◆ Set problem ◆
Starting at the line that contains "Rebuild this chart" and stopping at the line that contains "speed = np.arange(0, 30.5, 0.5)", return those lines exactly and nothing else. Both end lines count; pictures do not.

Start of Material supplied

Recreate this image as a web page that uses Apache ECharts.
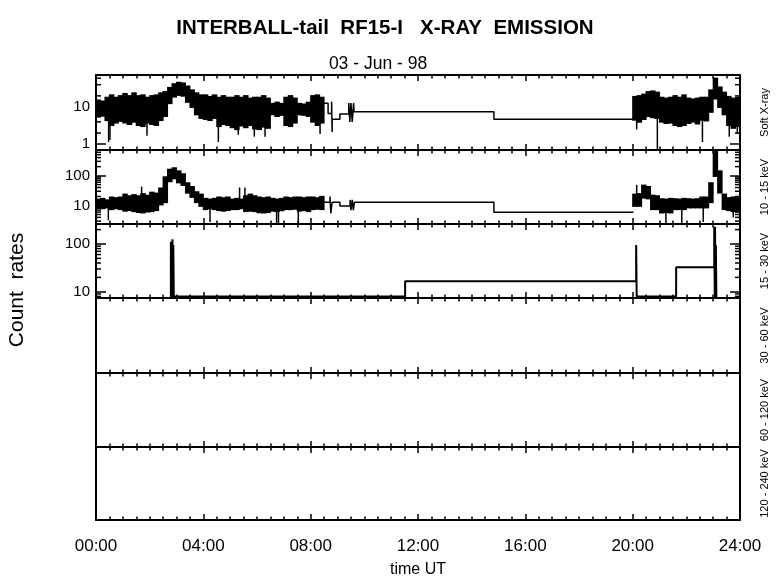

End of Material supplied
Start of Material supplied

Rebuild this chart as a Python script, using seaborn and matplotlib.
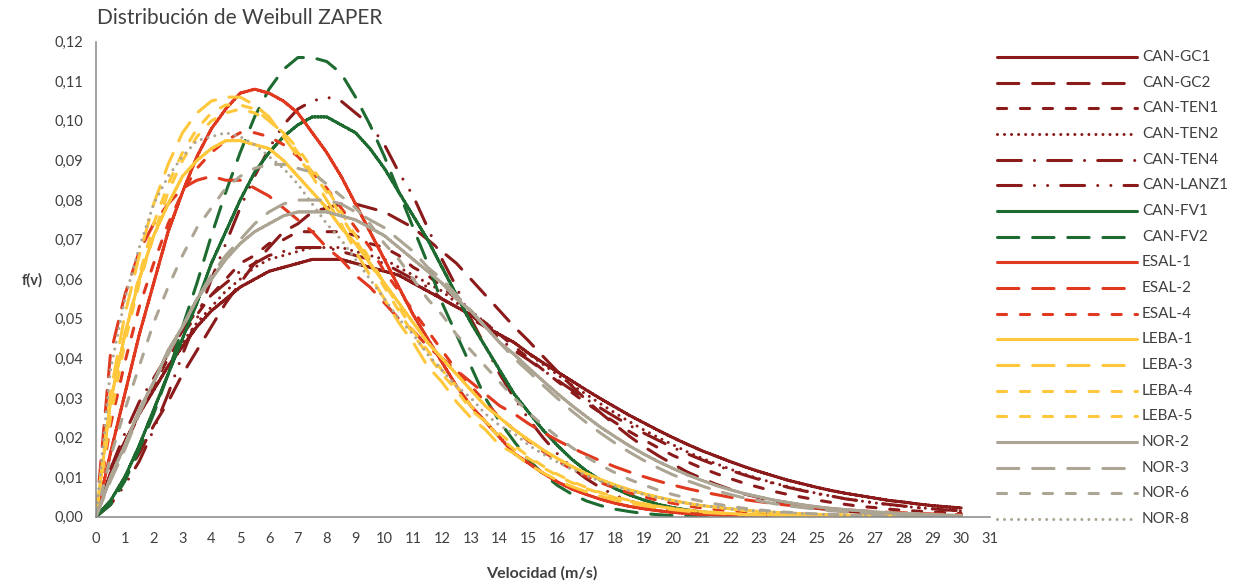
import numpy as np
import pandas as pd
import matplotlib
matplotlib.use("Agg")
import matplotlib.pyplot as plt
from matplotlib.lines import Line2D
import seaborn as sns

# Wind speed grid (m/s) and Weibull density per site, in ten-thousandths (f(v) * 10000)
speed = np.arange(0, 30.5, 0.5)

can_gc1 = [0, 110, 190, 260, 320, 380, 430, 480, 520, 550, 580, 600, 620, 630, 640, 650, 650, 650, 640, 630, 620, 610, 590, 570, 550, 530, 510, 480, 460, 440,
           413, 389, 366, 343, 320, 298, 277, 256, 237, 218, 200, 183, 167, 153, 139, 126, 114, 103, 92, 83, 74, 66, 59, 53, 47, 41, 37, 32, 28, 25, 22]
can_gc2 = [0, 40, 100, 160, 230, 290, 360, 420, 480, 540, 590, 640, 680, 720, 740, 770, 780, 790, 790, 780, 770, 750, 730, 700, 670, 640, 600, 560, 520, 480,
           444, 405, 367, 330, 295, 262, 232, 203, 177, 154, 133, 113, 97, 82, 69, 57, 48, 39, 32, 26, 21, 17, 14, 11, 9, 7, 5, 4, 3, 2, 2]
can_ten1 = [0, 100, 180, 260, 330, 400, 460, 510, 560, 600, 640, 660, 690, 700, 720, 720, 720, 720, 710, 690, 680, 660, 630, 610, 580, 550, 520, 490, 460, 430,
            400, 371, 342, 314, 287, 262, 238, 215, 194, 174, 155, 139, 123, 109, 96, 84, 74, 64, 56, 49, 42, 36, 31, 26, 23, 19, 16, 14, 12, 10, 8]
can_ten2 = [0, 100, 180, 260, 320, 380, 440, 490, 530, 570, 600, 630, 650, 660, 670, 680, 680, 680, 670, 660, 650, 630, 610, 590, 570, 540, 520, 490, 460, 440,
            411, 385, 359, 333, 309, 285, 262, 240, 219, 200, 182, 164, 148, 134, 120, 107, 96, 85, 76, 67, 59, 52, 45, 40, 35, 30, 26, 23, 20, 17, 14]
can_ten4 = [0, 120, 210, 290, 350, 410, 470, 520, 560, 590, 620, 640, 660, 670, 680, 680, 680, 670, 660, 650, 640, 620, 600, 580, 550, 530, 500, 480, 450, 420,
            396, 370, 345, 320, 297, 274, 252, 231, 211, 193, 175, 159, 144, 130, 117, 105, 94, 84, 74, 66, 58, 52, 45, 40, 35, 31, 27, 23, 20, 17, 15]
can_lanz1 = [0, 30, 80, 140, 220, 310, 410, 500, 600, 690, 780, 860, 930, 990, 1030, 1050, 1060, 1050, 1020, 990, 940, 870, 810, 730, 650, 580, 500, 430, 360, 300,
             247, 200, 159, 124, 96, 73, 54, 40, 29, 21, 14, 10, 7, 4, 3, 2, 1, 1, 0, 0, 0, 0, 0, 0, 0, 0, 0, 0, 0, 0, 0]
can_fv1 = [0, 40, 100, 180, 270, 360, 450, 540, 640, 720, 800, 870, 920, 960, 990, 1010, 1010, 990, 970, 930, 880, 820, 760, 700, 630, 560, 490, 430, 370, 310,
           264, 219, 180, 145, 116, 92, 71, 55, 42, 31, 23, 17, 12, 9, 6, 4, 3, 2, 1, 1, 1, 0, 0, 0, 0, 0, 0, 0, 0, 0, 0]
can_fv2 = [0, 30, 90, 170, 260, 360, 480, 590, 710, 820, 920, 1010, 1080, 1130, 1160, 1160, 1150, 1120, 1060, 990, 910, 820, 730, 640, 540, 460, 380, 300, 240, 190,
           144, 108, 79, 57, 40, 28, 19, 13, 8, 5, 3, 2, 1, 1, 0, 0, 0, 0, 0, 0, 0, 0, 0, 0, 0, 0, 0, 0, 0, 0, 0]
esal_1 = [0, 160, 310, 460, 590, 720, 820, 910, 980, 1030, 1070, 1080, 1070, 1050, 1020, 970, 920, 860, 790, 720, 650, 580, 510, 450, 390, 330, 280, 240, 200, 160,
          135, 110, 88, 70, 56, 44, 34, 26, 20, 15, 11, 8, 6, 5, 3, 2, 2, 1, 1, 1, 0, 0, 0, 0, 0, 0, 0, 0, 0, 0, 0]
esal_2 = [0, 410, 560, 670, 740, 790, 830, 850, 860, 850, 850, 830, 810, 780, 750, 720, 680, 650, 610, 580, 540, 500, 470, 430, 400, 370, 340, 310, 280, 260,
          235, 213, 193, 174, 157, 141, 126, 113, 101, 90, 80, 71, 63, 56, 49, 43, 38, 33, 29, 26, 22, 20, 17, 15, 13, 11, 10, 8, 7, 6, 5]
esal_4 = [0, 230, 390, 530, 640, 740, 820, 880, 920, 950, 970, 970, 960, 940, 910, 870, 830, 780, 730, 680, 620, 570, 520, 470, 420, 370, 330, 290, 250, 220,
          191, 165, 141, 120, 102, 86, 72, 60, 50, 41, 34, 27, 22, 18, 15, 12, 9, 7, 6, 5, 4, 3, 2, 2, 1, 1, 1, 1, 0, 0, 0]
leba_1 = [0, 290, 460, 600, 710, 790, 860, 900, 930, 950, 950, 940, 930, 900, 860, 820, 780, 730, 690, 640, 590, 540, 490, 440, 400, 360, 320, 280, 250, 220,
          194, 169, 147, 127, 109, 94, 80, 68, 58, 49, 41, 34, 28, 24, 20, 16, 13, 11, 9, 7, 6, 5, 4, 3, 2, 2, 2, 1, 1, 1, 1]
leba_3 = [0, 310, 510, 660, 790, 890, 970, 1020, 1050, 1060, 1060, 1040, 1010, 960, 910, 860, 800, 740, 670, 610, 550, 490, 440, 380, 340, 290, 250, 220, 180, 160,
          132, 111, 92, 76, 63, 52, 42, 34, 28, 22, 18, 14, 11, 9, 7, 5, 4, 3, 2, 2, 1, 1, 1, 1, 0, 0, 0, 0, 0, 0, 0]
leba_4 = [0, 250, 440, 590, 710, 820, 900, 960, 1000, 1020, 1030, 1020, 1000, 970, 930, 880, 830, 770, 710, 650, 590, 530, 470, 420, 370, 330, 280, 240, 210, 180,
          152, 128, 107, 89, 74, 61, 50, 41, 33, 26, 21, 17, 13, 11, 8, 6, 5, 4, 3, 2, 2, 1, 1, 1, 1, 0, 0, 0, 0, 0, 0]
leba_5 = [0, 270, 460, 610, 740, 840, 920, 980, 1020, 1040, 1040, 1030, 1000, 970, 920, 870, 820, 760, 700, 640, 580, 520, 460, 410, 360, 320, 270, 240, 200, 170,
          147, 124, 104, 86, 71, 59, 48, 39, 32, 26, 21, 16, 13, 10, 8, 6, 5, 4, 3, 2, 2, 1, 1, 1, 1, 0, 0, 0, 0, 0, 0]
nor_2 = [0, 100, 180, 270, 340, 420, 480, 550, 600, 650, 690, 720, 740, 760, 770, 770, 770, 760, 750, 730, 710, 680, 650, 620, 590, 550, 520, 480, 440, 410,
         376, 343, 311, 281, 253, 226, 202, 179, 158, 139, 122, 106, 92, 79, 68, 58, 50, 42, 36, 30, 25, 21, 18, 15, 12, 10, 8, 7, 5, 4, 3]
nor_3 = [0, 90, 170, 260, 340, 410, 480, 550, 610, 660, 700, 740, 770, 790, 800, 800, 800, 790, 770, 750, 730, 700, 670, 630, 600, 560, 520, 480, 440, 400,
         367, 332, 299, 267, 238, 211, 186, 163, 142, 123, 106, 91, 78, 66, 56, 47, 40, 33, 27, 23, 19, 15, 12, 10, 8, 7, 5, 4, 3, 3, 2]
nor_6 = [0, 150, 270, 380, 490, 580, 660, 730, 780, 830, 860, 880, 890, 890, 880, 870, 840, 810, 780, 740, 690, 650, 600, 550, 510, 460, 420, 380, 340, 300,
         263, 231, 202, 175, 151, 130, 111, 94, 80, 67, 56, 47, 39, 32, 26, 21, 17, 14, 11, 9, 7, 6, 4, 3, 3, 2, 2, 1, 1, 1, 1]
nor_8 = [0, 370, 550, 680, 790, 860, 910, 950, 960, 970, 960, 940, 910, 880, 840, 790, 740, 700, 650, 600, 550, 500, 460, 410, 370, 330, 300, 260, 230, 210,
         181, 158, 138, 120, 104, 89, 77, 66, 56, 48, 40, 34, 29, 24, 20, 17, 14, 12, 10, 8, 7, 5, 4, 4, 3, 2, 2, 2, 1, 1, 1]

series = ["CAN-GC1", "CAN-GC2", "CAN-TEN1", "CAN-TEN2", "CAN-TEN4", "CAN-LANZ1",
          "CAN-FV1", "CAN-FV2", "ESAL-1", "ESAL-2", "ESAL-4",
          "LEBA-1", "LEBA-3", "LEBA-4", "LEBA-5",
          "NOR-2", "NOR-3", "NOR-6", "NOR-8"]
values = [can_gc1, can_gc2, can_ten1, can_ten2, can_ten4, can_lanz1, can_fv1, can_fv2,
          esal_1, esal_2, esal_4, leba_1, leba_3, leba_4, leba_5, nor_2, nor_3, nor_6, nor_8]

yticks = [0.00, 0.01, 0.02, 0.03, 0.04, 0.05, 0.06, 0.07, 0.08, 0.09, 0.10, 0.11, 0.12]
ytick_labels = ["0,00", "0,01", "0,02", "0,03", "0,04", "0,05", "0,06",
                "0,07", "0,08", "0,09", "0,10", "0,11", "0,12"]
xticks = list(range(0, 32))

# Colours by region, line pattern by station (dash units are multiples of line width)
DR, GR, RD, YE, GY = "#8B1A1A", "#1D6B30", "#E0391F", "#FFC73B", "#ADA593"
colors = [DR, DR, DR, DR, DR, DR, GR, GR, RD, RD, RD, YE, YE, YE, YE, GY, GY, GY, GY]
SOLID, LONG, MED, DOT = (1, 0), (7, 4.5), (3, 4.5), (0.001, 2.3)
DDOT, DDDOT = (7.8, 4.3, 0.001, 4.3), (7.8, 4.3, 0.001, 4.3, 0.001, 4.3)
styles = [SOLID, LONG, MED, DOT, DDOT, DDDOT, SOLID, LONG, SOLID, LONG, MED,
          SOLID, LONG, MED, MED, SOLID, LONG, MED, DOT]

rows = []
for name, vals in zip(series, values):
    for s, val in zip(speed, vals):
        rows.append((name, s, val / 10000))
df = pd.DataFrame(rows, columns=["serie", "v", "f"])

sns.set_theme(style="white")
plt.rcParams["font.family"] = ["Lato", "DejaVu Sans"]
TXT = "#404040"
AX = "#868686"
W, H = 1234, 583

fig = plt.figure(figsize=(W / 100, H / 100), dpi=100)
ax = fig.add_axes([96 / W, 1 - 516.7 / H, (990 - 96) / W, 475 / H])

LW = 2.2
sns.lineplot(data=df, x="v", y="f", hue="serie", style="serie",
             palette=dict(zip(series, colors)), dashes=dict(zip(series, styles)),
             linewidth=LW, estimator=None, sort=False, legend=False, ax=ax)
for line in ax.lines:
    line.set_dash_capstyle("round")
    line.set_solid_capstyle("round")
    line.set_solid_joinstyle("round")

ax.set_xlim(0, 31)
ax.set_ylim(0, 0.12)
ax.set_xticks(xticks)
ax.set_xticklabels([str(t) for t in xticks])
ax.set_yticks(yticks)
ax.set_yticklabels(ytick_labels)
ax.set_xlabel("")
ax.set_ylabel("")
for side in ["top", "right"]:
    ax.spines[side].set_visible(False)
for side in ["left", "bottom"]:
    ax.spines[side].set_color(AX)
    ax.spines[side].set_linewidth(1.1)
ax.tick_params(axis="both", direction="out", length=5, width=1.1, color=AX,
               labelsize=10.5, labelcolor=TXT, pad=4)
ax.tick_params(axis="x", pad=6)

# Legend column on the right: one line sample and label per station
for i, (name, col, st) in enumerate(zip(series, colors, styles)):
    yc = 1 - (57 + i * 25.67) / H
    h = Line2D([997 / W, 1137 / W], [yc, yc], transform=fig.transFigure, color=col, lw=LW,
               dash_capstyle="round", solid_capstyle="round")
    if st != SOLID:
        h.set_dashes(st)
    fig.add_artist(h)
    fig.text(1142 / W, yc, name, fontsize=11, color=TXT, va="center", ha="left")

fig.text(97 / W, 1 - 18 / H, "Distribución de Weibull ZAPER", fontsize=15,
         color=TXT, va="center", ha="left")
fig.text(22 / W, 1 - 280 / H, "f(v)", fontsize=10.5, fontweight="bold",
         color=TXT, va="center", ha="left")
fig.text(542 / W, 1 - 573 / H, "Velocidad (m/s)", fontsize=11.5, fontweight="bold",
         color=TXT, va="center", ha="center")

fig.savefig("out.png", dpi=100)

End of Material supplied
Start of Material supplied

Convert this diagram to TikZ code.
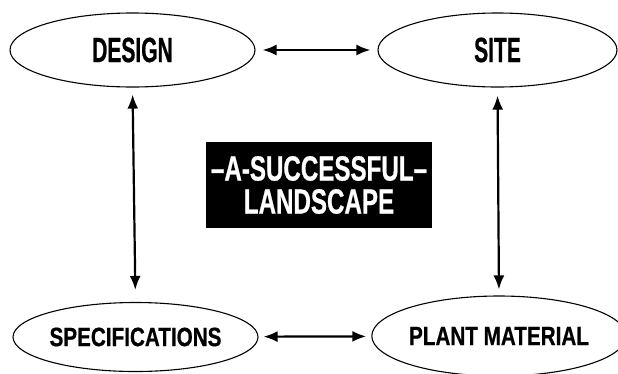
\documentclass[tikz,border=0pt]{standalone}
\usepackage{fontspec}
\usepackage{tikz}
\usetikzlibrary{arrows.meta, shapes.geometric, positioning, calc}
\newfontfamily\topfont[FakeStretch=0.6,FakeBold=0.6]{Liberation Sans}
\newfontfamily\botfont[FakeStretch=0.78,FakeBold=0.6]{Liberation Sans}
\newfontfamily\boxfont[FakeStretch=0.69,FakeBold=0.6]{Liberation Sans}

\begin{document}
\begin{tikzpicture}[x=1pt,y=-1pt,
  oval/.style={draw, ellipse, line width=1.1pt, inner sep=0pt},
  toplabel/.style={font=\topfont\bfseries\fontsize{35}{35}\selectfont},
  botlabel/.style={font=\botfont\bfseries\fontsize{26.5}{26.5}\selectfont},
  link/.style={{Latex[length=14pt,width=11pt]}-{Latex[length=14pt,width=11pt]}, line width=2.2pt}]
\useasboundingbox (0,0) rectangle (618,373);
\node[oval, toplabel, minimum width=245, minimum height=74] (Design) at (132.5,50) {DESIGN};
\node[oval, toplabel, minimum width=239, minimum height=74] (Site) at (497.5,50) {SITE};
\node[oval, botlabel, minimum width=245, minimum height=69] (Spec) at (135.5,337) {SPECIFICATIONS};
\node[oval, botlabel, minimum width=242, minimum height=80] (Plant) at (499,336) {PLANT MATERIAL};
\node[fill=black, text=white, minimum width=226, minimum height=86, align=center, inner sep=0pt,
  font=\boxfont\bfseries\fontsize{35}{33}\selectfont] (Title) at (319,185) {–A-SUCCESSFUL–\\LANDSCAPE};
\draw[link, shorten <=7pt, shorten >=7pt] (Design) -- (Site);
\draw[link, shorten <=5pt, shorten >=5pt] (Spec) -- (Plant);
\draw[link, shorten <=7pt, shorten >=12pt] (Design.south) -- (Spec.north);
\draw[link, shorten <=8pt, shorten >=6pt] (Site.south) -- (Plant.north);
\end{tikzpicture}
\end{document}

End of Material supplied

◆ Complete output ◆
Rebuild this chart as a Python script, using seaborn and matplotlib.
import numpy as np
import pandas as pd
import matplotlib
matplotlib.use("Agg")
import matplotlib.pyplot as plt
from matplotlib.lines import Line2D
import seaborn as sns

# Wind speed grid (m/s) and Weibull density per site, in ten-thousandths (f(v) * 10000)
speed = np.arange(0, 30.5, 0.5)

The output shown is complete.